START RECORDS PROVIDED

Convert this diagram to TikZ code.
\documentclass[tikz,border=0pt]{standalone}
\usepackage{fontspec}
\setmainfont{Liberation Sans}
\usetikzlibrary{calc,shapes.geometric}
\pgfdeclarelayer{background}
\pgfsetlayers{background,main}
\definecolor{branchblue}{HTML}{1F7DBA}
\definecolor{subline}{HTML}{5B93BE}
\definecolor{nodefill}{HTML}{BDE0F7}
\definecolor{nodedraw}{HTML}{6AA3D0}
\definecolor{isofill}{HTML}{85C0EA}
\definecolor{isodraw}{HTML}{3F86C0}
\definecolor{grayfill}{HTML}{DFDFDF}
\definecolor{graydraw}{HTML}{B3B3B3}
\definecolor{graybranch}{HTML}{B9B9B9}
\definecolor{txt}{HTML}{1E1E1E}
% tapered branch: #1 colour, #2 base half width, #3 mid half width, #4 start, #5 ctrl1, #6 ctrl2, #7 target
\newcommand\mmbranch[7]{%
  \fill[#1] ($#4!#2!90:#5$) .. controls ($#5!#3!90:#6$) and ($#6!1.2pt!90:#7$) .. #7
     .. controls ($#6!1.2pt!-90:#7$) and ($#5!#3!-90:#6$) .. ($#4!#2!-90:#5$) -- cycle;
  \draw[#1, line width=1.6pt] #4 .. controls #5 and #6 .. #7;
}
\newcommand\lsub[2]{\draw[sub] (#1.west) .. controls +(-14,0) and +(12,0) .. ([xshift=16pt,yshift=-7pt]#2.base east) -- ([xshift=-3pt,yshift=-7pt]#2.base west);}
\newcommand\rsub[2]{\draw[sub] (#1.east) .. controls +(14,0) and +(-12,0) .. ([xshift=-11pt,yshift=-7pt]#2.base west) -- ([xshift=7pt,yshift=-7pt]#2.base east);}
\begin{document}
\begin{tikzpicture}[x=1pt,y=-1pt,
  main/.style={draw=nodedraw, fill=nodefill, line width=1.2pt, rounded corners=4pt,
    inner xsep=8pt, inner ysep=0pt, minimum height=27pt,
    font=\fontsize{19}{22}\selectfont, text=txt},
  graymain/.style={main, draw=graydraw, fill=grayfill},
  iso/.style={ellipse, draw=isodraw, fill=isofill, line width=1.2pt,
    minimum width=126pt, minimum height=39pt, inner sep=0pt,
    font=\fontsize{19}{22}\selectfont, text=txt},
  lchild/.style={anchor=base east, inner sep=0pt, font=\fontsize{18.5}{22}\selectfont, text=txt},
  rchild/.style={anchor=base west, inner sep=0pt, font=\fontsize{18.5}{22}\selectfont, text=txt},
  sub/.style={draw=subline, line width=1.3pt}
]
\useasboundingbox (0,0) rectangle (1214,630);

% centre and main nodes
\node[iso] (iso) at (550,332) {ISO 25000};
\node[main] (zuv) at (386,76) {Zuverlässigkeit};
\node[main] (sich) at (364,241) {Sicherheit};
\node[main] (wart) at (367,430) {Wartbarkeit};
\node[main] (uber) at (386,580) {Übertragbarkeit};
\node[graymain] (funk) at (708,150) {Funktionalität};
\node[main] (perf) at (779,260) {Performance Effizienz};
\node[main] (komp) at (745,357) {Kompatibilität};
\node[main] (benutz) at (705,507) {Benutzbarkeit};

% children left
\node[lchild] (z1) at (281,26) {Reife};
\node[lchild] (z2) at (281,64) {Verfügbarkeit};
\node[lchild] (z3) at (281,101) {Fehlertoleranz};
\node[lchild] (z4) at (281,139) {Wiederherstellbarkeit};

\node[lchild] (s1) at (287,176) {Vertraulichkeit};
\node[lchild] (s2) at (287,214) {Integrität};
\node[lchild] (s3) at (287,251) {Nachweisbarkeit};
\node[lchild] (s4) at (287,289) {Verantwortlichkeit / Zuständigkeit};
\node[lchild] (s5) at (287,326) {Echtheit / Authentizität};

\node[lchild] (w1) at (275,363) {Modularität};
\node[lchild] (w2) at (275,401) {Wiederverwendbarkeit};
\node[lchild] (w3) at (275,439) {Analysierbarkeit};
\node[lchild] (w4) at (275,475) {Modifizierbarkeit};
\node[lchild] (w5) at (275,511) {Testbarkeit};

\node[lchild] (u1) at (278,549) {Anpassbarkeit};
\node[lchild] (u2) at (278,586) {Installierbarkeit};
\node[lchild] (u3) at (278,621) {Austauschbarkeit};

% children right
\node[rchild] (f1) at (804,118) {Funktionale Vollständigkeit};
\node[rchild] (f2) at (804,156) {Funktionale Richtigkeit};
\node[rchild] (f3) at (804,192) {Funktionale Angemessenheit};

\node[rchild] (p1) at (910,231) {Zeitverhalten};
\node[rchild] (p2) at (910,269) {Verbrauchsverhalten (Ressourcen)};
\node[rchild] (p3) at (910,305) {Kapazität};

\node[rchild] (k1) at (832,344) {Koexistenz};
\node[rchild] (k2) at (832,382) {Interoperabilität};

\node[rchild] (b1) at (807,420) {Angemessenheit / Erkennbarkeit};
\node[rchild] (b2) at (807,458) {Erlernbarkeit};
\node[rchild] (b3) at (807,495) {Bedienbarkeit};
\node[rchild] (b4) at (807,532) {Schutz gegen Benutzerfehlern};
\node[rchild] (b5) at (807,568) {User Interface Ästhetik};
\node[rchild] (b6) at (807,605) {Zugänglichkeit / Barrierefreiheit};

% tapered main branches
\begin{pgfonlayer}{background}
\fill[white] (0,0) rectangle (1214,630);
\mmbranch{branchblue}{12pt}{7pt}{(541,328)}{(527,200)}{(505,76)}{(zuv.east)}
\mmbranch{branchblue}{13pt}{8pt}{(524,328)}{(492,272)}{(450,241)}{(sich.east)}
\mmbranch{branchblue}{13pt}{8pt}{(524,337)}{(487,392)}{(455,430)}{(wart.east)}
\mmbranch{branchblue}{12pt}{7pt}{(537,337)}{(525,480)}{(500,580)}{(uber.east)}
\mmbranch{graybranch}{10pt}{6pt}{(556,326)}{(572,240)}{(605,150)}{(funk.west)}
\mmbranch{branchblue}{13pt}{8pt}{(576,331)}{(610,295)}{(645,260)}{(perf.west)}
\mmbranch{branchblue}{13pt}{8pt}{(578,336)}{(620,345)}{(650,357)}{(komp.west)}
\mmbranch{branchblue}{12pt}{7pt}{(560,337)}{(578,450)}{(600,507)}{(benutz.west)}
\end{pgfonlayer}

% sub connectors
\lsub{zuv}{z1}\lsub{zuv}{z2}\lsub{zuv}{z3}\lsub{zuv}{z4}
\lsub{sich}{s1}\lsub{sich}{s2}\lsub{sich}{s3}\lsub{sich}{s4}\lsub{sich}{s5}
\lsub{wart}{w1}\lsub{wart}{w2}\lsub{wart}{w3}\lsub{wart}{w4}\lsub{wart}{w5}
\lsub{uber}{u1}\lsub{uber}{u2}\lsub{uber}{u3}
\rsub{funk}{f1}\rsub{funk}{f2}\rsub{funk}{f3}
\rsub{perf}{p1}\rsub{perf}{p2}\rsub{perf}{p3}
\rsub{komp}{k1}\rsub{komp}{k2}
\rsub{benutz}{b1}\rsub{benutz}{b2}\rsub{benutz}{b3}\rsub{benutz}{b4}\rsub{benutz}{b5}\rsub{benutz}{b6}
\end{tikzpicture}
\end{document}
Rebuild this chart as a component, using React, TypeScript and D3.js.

END RECORDS PROVIDED

* **TASK REQUIREMENTS**
Pull out all lines from the entries above that include the word "this".

* **REPLY**
Convert this diagram to TikZ code.
Rebuild this chart as a component, using React, TypeScript and D3.js.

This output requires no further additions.